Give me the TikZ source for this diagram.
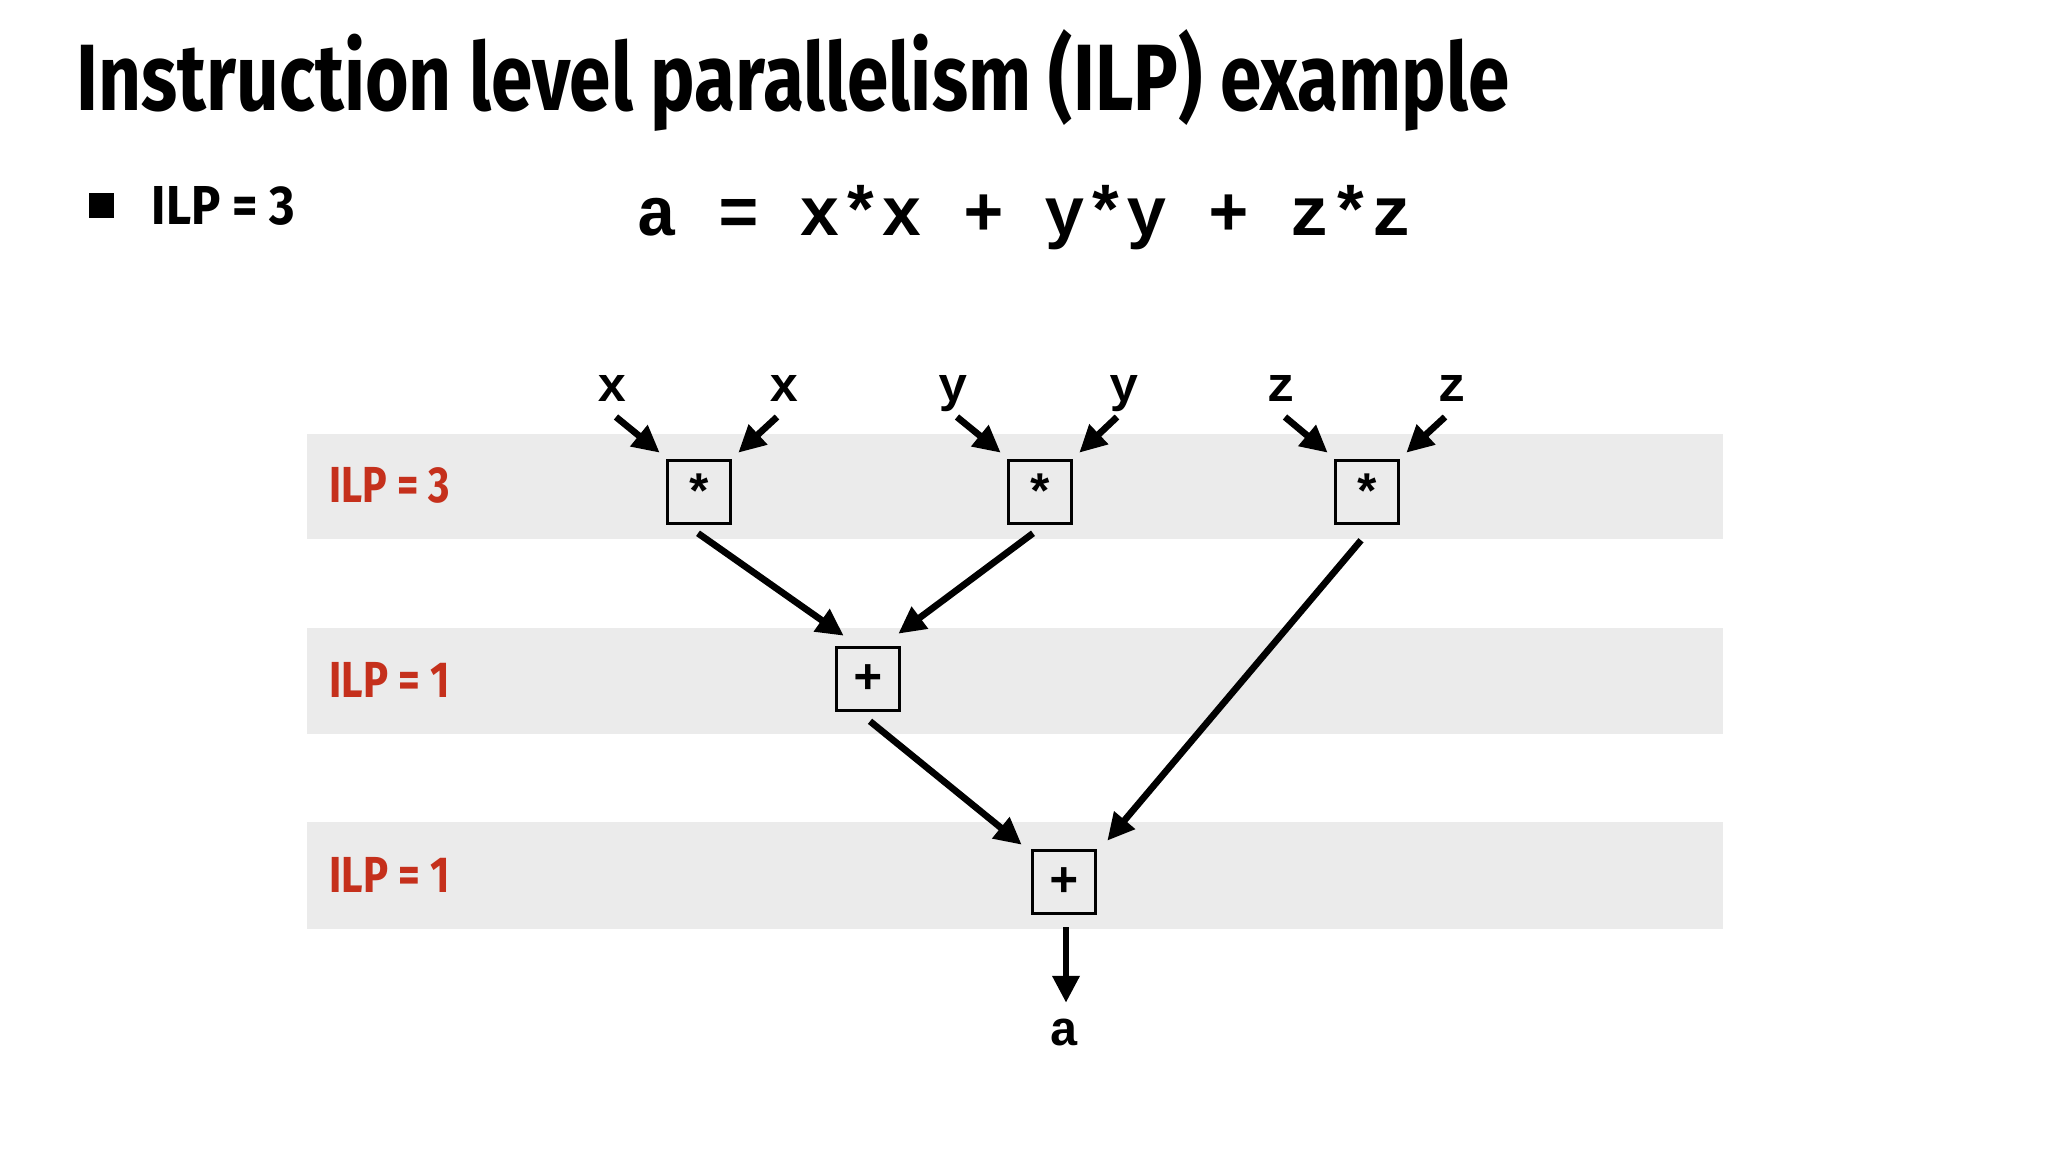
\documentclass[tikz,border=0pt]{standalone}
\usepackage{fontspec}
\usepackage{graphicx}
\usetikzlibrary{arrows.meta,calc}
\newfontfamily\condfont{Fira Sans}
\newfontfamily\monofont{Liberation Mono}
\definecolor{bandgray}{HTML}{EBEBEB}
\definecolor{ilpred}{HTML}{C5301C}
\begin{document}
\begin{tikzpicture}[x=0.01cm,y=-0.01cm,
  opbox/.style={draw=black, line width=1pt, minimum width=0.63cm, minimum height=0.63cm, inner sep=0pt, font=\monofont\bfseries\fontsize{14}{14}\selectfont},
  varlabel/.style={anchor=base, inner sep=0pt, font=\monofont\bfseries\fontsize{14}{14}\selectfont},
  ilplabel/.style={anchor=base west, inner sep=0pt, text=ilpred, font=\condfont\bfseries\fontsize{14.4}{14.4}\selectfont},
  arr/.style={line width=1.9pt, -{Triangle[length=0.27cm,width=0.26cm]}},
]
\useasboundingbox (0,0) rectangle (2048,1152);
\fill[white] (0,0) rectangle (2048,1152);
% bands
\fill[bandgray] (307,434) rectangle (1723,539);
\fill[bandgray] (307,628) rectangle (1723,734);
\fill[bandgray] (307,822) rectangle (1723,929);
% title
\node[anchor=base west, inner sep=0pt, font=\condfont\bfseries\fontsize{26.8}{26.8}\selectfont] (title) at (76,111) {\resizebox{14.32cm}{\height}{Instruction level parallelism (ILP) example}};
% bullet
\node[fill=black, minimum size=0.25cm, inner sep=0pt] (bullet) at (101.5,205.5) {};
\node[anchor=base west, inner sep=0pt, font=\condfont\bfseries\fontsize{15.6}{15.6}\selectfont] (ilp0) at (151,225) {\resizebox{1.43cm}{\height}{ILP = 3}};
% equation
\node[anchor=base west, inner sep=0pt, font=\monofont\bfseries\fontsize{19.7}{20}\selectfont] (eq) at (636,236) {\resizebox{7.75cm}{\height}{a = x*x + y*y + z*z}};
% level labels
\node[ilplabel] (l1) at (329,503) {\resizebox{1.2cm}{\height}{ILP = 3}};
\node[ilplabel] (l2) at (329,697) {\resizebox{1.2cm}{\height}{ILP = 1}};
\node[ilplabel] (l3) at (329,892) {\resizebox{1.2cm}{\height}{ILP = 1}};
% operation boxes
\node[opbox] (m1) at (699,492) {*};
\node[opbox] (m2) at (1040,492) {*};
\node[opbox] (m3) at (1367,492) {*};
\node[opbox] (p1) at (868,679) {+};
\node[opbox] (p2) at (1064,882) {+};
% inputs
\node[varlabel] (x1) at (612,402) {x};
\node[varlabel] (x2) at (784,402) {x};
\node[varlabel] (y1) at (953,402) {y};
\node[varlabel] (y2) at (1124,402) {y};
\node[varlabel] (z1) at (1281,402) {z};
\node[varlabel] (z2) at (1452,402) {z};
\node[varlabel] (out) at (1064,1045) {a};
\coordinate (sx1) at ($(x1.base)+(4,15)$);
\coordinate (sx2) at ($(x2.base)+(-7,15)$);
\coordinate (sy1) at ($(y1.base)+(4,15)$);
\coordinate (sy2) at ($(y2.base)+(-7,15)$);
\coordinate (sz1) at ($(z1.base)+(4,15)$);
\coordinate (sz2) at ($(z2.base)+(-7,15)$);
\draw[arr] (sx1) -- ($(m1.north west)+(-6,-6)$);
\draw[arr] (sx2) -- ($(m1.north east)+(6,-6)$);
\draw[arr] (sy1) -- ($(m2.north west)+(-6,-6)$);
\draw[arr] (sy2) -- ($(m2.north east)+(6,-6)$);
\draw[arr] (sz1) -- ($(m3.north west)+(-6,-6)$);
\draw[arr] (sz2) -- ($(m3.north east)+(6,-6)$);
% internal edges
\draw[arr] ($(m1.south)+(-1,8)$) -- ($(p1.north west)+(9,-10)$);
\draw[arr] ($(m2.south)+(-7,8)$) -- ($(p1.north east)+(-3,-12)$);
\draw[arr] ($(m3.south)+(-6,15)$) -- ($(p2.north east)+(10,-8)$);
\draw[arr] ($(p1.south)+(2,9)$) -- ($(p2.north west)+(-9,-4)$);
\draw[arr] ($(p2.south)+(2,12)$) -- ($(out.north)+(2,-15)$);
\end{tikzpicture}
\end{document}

####

**GIVEN EXERCISE**
Repeat the material above word for word and skip every image in it.

**OUTPUT OF THE TASK**
Give me the TikZ source for this diagram.
\documentclass[tikz,border=0pt]{standalone}
\usepackage{fontspec}
\usepackage{graphicx}
\usetikzlibrary{arrows.meta,calc}
\newfontfamily\condfont{Fira Sans}
\newfontfamily\monofont{Liberation Mono}
\definecolor{bandgray}{HTML}{EBEBEB}
\definecolor{ilpred}{HTML}{C5301C}
\begin{document}
\begin{tikzpicture}[x=0.01cm,y=-0.01cm,
  opbox/.style={draw=black, line width=1pt, minimum width=0.63cm, minimum height=0.63cm, inner sep=0pt, font=\monofont\bfseries\fontsize{14}{14}\selectfont},
  varlabel/.style={anchor=base, inner sep=0pt, font=\monofont\bfseries\fontsize{14}{14}\selectfont},
  ilplabel/.style={anchor=base west, inner sep=0pt, text=ilpred, font=\condfont\bfseries\fontsize{14.4}{14.4}\selectfont},
  arr/.style={line width=1.9pt, -{Triangle[length=0.27cm,width=0.26cm]}},
]
\useasboundingbox (0,0) rectangle (2048,1152);
\fill[white] (0,0) rectangle (2048,1152);
% bands
\fill[bandgray] (307,434) rectangle (1723,539);
\fill[bandgray] (307,628) rectangle (1723,734);
\fill[bandgray] (307,822) rectangle (1723,929);
% title
\node[anchor=base west, inner sep=0pt, font=\condfont\bfseries\fontsize{26.8}{26.8}\selectfont] (title) at (76,111) {\resizebox{14.32cm}{\height}{Instruction level parallelism (ILP) example}};
% bullet
\node[fill=black, minimum size=0.25cm, inner sep=0pt] (bullet) at (101.5,205.5) {};
\node[anchor=base west, inner sep=0pt, font=\condfont\bfseries\fontsize{15.6}{15.6}\selectfont] (ilp0) at (151,225) {\resizebox{1.43cm}{\height}{ILP = 3}};
% equation
\node[anchor=base west, inner sep=0pt, font=\monofont\bfseries\fontsize{19.7}{20}\selectfont] (eq) at (636,236) {\resizebox{7.75cm}{\height}{a = x*x + y*y + z*z}};
% level labels
\node[ilplabel] (l1) at (329,503) {\resizebox{1.2cm}{\height}{ILP = 3}};
\node[ilplabel] (l2) at (329,697) {\resizebox{1.2cm}{\height}{ILP = 1}};
\node[ilplabel] (l3) at (329,892) {\resizebox{1.2cm}{\height}{ILP = 1}};
% operation boxes
\node[opbox] (m1) at (699,492) {*};
\node[opbox] (m2) at (1040,492) {*};
\node[opbox] (m3) at (1367,492) {*};
\node[opbox] (p1) at (868,679) {+};
\node[opbox] (p2) at (1064,882) {+};
% inputs
\node[varlabel] (x1) at (612,402) {x};
\node[varlabel] (x2) at (784,402) {x};
\node[varlabel] (y1) at (953,402) {y};
\node[varlabel] (y2) at (1124,402) {y};
\node[varlabel] (z1) at (1281,402) {z};
\node[varlabel] (z2) at (1452,402) {z};
\node[varlabel] (out) at (1064,1045) {a};
\coordinate (sx1) at ($(x1.base)+(4,15)$);
\coordinate (sx2) at ($(x2.base)+(-7,15)$);
\coordinate (sy1) at ($(y1.base)+(4,15)$);
\coordinate (sy2) at ($(y2.base)+(-7,15)$);
\coordinate (sz1) at ($(z1.base)+(4,15)$);
\coordinate (sz2) at ($(z2.base)+(-7,15)$);
\draw[arr] (sx1) -- ($(m1.north west)+(-6,-6)$);
\draw[arr] (sx2) -- ($(m1.north east)+(6,-6)$);
\draw[arr] (sy1) -- ($(m2.north west)+(-6,-6)$);
\draw[arr] (sy2) -- ($(m2.north east)+(6,-6)$);
\draw[arr] (sz1) -- ($(m3.north west)+(-6,-6)$);
\draw[arr] (sz2) -- ($(m3.north east)+(6,-6)$);
% internal edges
\draw[arr] ($(m1.south)+(-1,8)$) -- ($(p1.north west)+(9,-10)$);
\draw[arr] ($(m2.south)+(-7,8)$) -- ($(p1.north east)+(-3,-12)$);
\draw[arr] ($(m3.south)+(-6,15)$) -- ($(p2.north east)+(10,-8)$);
\draw[arr] ($(p1.south)+(2,9)$) -- ($(p2.north west)+(-9,-4)$);
\draw[arr] ($(p2.south)+(2,12)$) -- ($(out.north)+(2,-15)$);
\end{tikzpicture}
\end{document}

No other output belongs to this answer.